Tunisie

Mes Humeurs : Équilibre entre nourritures terrestres et spirituelles

Erri De Luca est un écrivain, poète et journaliste italien originaire de Naples, connu pour ses romans, dont Montedidio, lauréat du prix Femina étranger. Selon l’Organisation tunisienne de défense du consommateur (ODC), près d’un tiers de la nourriture produite dans le monde est perdu ou gaspillé chaque année, ce qui pourrait nourrir 2 milliards de personnes.


La Presse — Il y a quelques jours, un ami proche, expert en tourisme, m’a remis un ouvrage que je tenais absolument à découvrir. Il s’agit de Récits, publié cet été par Erri De Luca, écrivain, poète et journaliste italien originaire de Naples, qui est le centre de ses romans. Il a écrit des ouvrages de grande qualité, acclamés par la critique, dont Montedidio, lauréat du prix Femina étranger.

De Luca a été l’un des révolutionnaires des années romaines de 1970, engagé dans un mouvement d’extrême gauche et devenu l’un des leaders du mouvement Lotta Continua. Ses romans évoquent son enfance, ses choix sociaux, sa ville, etc. Son dernier livre, Récits de saveurs familières (Gallimard), aborde la thématique de la cuisine, non pas celle de la gastronomie, mais de la cuisine de son enfance à Naples.

Ces récits sont accompagnés d’informations rédigées par le biologiste nutritionniste Valerio Galasso, qui décrit et analyse les effets de la nourriture au-delà de la simple satiété. Je reviendrai sur ce livre dans une note de lecture.

L’ami qui m’a offert cet ouvrage m’a raconté une anecdote en lien avec la cuisine, qui m’a interpellé.
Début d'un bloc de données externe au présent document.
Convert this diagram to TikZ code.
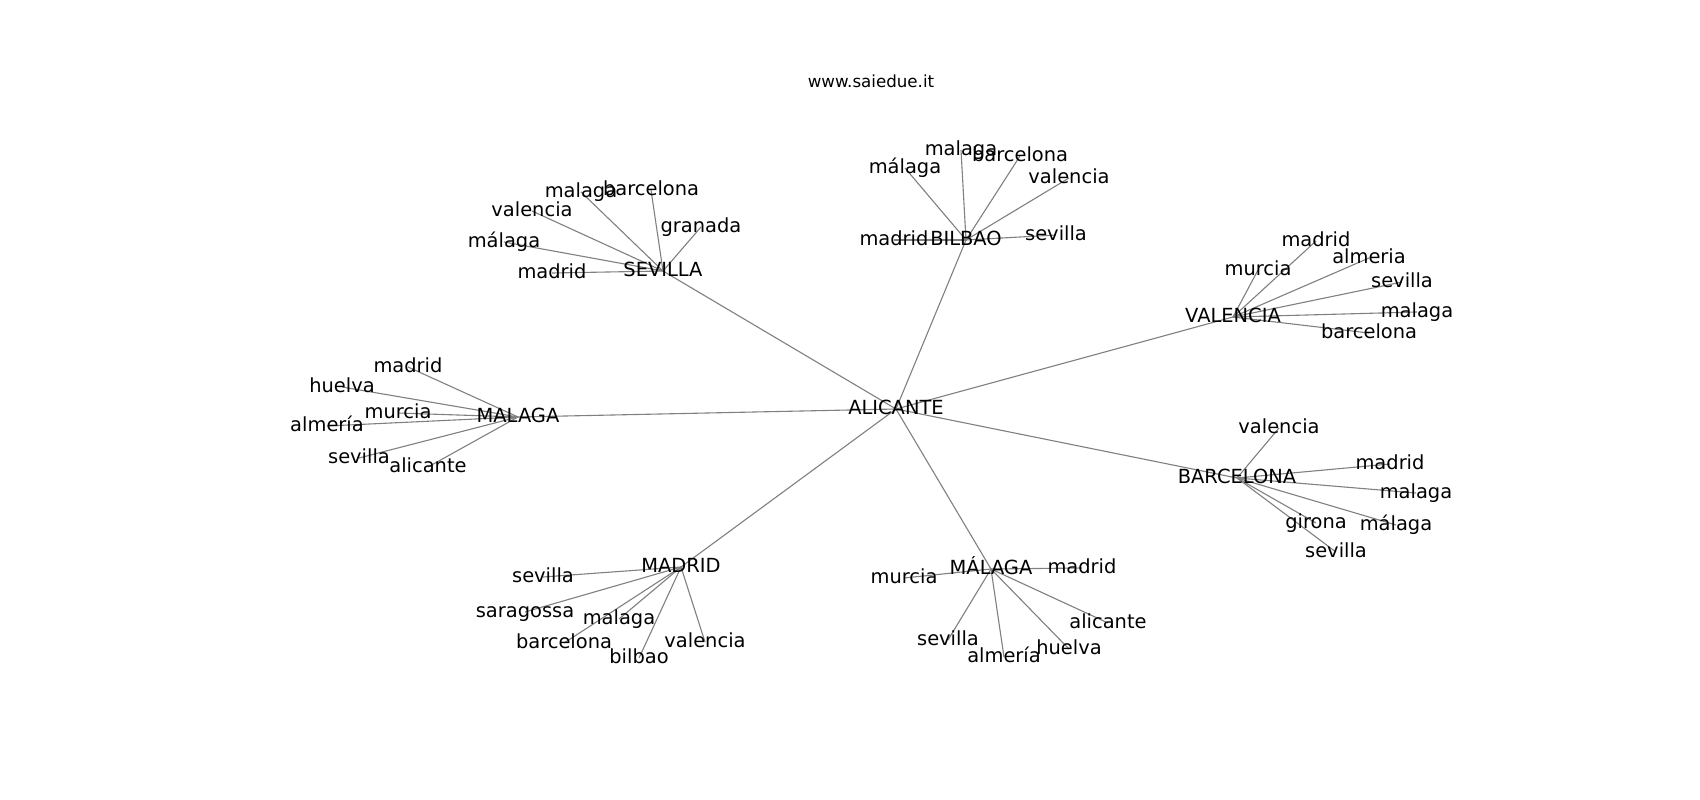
\documentclass[tikz,border=0pt]{standalone}
\usepackage{fontspec}
\setmainfont{DejaVu Sans}
\usetikzlibrary{backgrounds}
\begin{document}
\begin{tikzpicture}[x=1pt,y=-1pt,
  lbl/.style={inner sep=0pt, text height=14.8pt, text depth=4.7pt, font=\fontsize{19.44}{23}\selectfont, text=black},
  edge/.style={draw=gray, line width=1.1pt},
  ttl/.style={inner sep=0pt, anchor=base, font=\fontsize{16.67}{20}\selectfont, text=black}]
\useasboundingbox (0,0) rectangle (1700,800);
\node[ttl] (title) at (871,88) {www.saiedue.it};
% hubs
\node[lbl] (ali) at (896,409) {ALICANTE};
\node[lbl] (sev) at (663,271) {SEVILLA};
\node[lbl] (bil) at (966,240) {BILBAO};
\node[lbl] (val) at (1233,317) {VALENCIA};
\node[lbl] (mal) at (518,417) {MALAGA};
\node[lbl] (bar) at (1237,478) {BARCELONA};
\node[lbl] (mad) at (681,567) {MADRID};
\node[lbl] (mla) at (991,569) {MÁLAGA};
% SEVILLA leaves
\node[lbl] (s1) at (581,192) {malaga};
\node[lbl] (s2) at (651,190) {barcelona};
\node[lbl] (s3) at (532,211) {valencia};
\node[lbl] (s4) at (701,227) {granada};
\node[lbl] (s5) at (504,242) {málaga};
\node[lbl] (s6) at (552,273) {madrid};
% BILBAO leaves
\node[lbl] (b1) at (961,150) {malaga};
\node[lbl] (b2) at (1020,156) {barcelona};
\node[lbl] (b3) at (905,168) {málaga};
\node[lbl] (b4) at (1069,178) {valencia};
\node[lbl] (b5) at (894,240) {madrid};
\node[lbl] (b6) at (1056,235) {sevilla};
% VALENCIA leaves
\node[lbl] (v1) at (1316,241) {madrid};
\node[lbl] (v2) at (1258,270) {murcia};
\node[lbl] (v3) at (1369,258) {almeria};
\node[lbl] (v4) at (1402,282) {sevilla};
\node[lbl] (v5) at (1417,312) {malaga};
\node[lbl] (v6) at (1369,333) {barcelona};
% MALAGA leaves
\node[lbl] (m1) at (408,367) {madrid};
\node[lbl] (m2) at (342,387) {huelva};
\node[lbl] (m3) at (398,413) {murcia};
\node[lbl] (m4) at (327,426) {almería};
\node[lbl] (m5) at (359,458) {sevilla};
\node[lbl] (m6) at (428,467) {alicante};
% BARCELONA leaves
\node[lbl] (c1) at (1279,428) {valencia};
\node[lbl] (c2) at (1390,464) {madrid};
\node[lbl] (c3) at (1416,493) {malaga};
\node[lbl] (c4) at (1316,523) {girona};
\node[lbl] (c5) at (1396,525) {málaga};
\node[lbl] (c6) at (1336,552) {sevilla};
% MADRID leaves
\node[lbl] (d1) at (543,577) {sevilla};
\node[lbl] (d2) at (525,612) {saragossa};
\node[lbl] (d3) at (619,619) {malaga};
\node[lbl] (d4) at (564,643) {barcelona};
\node[lbl] (d5) at (639,658) {bilbao};
\node[lbl] (d6) at (705,642) {valencia};
% MÁLAGA leaves
\node[lbl] (a1) at (904,578) {murcia};
\node[lbl] (a2) at (1082,568) {madrid};
\node[lbl] (a3) at (1108,623) {alicante};
\node[lbl] (a4) at (948,640) {sevilla};
\node[lbl] (a5) at (1004,657) {almería};
\node[lbl] (a6) at (1069,649) {huelva};
\begin{pgfonlayer}{background}
\fill[white] (0,0) rectangle (1700,800);
\foreach \h in {sev,bil,val,mal,bar,mad,mla}
  \draw[edge] (ali.center) -- (\h.center);
\foreach \l in {s1,s2,s3,s4,s5,s6}
  \draw[edge] (sev.center) -- (\l.center);
\foreach \l in {b1,b2,b3,b4,b5,b6}
  \draw[edge] (bil.center) -- (\l.center);
\foreach \l in {v1,v2,v3,v4,v5,v6}
  \draw[edge] (val.center) -- (\l.center);
\foreach \l in {m1,m2,m3,m4,m5,m6}
  \draw[edge] (mal.center) -- (\l.center);
\foreach \l in {c1,c2,c3,c4,c5,c6}
  \draw[edge] (bar.center) -- (\l.center);
\foreach \l in {d1,d2,d3,d4,d5,d6}
  \draw[edge] (mad.center) -- (\l.center);
\foreach \l in {a1,a2,a3,a4,a5,a6}
  \draw[edge] (mla.center) -- (\l.center);
\end{pgfonlayer}
\end{tikzpicture}
\end{document}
Il a été invité à modérer un colloque à Genève, où l’organisateur l’a conduit dans un restaurant situé à la frontière française, très fréquenté par les frontaliers suisses en raison des prix moins élevés.

Ce restaurant asiatique, réputé dans la région, ne prend pas de réservations. Sa spécialité est les produits de la mer, offrant des dizaines de plats de poissons et de crustacés (crevettes, langoustes, poulpes, seiches, etc.). La formule est simple : on se sert soi-même à volonté, le tout à un prix raisonnable, ce qui explique son succès.

Ce qui est original dans ce restaurant, et qui nous semble particulièrement intéressant, c’est la règle morale appliquée : chaque client qui laisse de la nourriture dans l’une des assiettes (qu’il s’agisse de plats ou de desserts) doit s’acquitter d’une amende de 6 euros. Cela constitue une belle leçon contre le gaspillage.

Il est utile de rappeler certains chiffres : près d’un tiers de la nourriture produite dans le monde est perdu ou gaspillé chaque année. Ce gaspillage pourrait alimenter 2 milliards de personnes, soit plus du double du nombre de personnes vivant dans la pauvreté. Il est à noter que la majeure partie du gaspillage se produit dans les pays riches, tout en étant également présente dans nos pays.

Le citoyen tunisien est-il conscient des enjeux du gaspillage ? Le mois de Ramadan, par exemple, révèle souvent des pratiques de gâchis alimentaires. L’Organisation tunisienne de défense du consommateur (ODC) met en place des actions de communication et de sensibilisation louables, mais il me semble qu’il existe d’autres canaux pour faire passer les informations à ce sujet. Le principal canal de sensibilisation devrait être l’école.

Dans certains restaurants d’hôtels, notamment ceux proposant des formules tout compris, j’ai été témoin de scènes révoltantes : des clients, jeunes et adultes, remplissent leurs assiettes à ras bord, pour en consommer à peine la moitié, voire moins. La vulgarisation d’une bonne nutrition, tout comme celle d’une bonne culture, devrait être intégrée dans l’éducation.